Goff spoke with the Republic-Times on Tuesday, reporting that properties in Hecker and the unincorporated areas in the eastern section of Monroe County were re-assessed in the most recent cycle.
Columbia and the northern part of the county are next in line for updated assessments.
Shortly after taking office, Goff and her team slightly modified the re-assessment schedule, pointing to the fact that assessments for Monroe County’s most populated cities, Waterloo and Columbia, underwent re-assessment in consecutive years, leading to an uneven workload during the four-year cycle.
When asked about current assessment trends locally, Goff explained “the market is still high,” referring to low inventory and high demand for residential properties in Monroe County.
Goff also clarified how her office assesses residences higher in the valuation spectrum.
With home sales of $500,000 or more becoming more common, and recent real estate reported in the $800,000 range for a single-family home, Goff explained the state issues its own guidelines for assessments in a given year.
While the sale of comparable homes in an area are part of the assessment formula, Goff said the practice of “sale chasing” is illegal.
For instance, a home assessed at $500,000 which is sold for $750,0000 “can’t be bumped” to its latest sale price, Goff said.
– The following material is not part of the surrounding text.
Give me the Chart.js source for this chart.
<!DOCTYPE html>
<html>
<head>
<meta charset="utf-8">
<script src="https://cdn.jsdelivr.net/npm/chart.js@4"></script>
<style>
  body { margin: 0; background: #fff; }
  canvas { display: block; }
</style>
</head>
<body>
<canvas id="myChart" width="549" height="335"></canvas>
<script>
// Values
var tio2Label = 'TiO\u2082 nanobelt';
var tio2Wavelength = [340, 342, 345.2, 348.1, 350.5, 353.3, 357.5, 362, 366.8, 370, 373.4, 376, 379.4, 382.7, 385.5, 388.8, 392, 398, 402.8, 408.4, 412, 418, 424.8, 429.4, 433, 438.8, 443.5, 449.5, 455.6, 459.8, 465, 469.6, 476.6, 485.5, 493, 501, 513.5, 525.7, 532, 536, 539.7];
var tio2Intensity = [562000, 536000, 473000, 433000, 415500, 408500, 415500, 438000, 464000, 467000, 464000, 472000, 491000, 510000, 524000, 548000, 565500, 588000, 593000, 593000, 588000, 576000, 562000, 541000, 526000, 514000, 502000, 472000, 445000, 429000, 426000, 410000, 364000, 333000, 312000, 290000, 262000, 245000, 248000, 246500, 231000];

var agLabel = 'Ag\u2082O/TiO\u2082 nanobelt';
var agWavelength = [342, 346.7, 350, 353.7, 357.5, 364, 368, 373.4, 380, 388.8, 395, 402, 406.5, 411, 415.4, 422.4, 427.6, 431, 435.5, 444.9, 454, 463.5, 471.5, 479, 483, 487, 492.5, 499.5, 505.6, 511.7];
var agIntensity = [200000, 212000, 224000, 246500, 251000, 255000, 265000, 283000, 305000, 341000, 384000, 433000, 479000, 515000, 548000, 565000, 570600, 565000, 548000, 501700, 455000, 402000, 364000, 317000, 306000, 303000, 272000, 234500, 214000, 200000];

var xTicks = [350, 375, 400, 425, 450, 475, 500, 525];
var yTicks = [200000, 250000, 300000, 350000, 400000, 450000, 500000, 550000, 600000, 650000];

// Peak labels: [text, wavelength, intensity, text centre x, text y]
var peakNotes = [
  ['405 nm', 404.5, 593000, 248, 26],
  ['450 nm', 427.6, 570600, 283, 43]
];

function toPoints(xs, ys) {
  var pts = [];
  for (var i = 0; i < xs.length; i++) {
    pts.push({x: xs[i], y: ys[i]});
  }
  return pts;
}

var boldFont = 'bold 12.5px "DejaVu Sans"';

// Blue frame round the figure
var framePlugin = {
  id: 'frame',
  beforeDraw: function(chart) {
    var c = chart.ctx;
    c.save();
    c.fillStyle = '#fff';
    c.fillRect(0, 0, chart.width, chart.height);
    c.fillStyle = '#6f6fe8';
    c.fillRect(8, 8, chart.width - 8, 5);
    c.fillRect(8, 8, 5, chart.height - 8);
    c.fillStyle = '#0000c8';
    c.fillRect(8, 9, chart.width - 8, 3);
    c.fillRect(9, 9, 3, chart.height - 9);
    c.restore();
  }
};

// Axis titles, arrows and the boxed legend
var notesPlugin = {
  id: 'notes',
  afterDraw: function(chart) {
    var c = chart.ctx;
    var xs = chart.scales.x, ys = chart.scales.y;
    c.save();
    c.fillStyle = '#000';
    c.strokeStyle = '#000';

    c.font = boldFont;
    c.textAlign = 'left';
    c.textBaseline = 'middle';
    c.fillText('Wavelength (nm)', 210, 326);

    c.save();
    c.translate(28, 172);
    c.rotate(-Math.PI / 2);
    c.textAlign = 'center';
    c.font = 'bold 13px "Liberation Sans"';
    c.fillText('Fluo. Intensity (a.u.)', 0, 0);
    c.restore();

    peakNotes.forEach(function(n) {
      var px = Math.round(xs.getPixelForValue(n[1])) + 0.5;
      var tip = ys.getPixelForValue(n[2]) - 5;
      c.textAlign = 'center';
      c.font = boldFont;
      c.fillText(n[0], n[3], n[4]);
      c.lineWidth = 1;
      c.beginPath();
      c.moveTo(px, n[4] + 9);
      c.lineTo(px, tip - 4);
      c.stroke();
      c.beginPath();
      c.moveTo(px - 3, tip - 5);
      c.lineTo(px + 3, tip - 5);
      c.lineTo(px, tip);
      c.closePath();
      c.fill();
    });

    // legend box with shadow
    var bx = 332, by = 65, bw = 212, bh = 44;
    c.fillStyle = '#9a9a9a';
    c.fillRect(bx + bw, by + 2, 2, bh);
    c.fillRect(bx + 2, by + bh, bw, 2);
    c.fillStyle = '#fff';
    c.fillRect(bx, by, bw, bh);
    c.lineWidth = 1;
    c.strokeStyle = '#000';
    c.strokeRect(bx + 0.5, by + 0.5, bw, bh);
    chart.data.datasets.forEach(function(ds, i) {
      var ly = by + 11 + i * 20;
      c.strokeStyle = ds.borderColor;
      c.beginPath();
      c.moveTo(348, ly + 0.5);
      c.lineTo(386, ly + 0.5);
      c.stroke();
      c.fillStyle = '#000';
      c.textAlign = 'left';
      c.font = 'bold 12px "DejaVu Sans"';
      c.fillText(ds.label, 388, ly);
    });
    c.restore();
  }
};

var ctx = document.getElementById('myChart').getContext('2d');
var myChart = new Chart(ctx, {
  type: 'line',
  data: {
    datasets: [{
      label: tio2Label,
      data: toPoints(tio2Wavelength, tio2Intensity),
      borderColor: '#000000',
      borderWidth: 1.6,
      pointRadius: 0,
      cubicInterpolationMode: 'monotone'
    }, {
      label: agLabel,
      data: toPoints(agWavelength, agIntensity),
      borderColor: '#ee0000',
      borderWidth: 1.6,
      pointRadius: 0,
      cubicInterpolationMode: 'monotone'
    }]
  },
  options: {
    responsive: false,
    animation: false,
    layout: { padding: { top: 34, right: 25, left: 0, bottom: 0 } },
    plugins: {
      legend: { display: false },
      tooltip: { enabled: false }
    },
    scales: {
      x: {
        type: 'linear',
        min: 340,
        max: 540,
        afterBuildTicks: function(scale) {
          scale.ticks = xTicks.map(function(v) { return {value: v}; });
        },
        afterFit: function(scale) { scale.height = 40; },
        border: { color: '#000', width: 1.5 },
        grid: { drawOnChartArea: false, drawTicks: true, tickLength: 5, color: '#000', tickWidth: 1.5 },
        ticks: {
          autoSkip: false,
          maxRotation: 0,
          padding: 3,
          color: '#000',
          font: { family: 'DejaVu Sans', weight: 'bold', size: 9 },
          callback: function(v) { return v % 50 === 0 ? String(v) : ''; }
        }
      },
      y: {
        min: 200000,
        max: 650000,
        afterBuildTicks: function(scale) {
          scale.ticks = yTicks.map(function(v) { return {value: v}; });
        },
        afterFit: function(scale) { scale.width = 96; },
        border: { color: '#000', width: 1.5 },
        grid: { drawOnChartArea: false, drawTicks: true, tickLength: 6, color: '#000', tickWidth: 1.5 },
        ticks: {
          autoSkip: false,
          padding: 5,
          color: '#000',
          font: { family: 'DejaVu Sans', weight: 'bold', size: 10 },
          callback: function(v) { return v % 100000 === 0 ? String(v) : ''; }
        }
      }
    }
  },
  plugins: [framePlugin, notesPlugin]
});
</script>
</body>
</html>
She added the state publishes an annual cost catalogue that provides a baseline for potential assessed values. That publication in addition to a number of other factors, have to “equal out” to norms calculated at the state level.
“We’re just trying to get (assessments) to reflect the market value,” Goff concluded.
If a county’s total assessed value is lower than the state expects, an equalization factor – or multiplier – is then issued to maintain consistency with surrounding counties in order to maintain a consistent EAV of about 33.3 percent of a given property’s market value.
The complete list of taxable Monroe County properties assessed in 2025 – reflecting one-third of a property’s fair market value – is available in this week’s issue of the Republic-Times.